There were some obvious answers, of course, which I didn’t waste time giving her. Our hair was much less attractive. We had older brothers and sisters who lived through the turmoil of the 1960s, so we were weaned on notions of anti-authoritarianism and general rebellion. America was considerably different then and there was more hope, even among our elders.

There were differences in the way we socialized, as well. It took me a long time to figure out what those were, but I actually did that before I left F-M. Every three years or so, one of the local college kids gets too much to drink and either dies of alcohol poisoning or wanders into the Red and drowns. When that happens, everybody acts surprised that college kids drink. There’s a lot of pearl clutching. My answer is always, “Duh.” But there is a difference between now and the old days. College kids in the 1970s occasionally drank to the point of passing out, but it wasn’t the competitive sport it seems to be now. We never heard of power hours and even if we had, most of us knew that 21 shots of hard liquor in an hour just wasn’t a good idea. We didn’t need mandatory alcohol classes to tell us that.

We came of age at a time when Americans were still optimistic. It was morning in America – even for those of us who didn’t buy Ronald Reagan’s crap – and we figured that things would turn out okay. Even though we graduated into the recession of the early ‘80s, my classmates and I figured we’d muddle through somehow.

That doesn’t seem to be the case with today’s college students. And who can blame them? They’re graduating into the worst economy since their great-grandparents were their age.

Of course, their fear isn’t obvious unless you let yourself be attuned to it. It’s in their eyes when they peer out at the terra incognita of the real world. It’s in the hesitation in their voices when you ask them about their future. It’s in the shrug that ends a lot of the “what do you want to be when you grow up” conversations. It’s almost as though they don’t want their elders to see how scared they are. It’s kind of sweet, really.

But they don’t whine about it. They’re smart enough to do what they can now, and most of the ones I see are working hard to get some purchase on the future. And that, ultimately, is the best thing about the students I know: They do what they can to keep the fear at bay, which really is all they can do.

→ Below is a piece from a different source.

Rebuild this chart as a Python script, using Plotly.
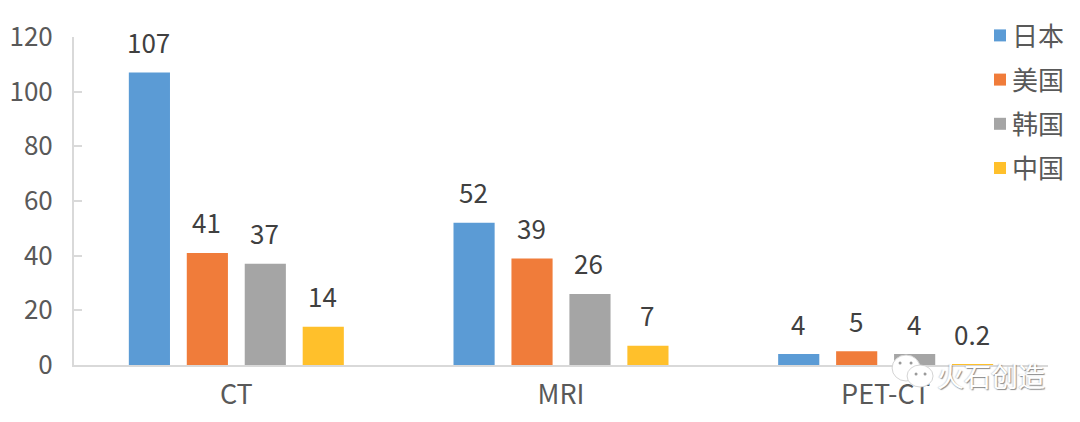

And I’m really impressed by how seriously most of them take their education. They’re almost physically hungry to learn; there’s no other way to put it. I think I’m a pretty good teacher. I like to challenge my students to think, because in order to do what they want to do they have to think in a certain way they’re not used to. You can nearly hear the mental wheels grinding when they try to figure out an assignment. And when they get it, there’s a real sense of triumph.

That, more than anything, is what I’ve taken away from six years of teaching, two of them at a large, prestigious school that draws some pretty hard-nosed kids (which is to take nothing away from MSUM students; they’re the same, they’re just in a slightly different, somewhat more laid-back atmosphere).

So, in the end, I’m optimistic. I know these kids and I can assure you that while their generation will screw up the world in their turn, just as ours is now doing, they’ll muddle through. They know change, and the speed at which it comes, better than most of us oldsters do. It’s rapidly becoming their world.

College kids always get a bad rap to some degree. That’s because in a lot of important ways, college kids haven’t changed all that much over the centuries. They still like to party, they still can be a little silly, they still can be damned ignorant. It has been ever thus. The way college kids are is largely a function of the stage of life they’re at: not quite kids and not quite adults. They are taking the first tentative steps toward finding their place in the world. And they’re taking those steps with virtually no knowledge of what they’re really stepping into. We who have occupied our place for some time should be mindful of how terrifying that is.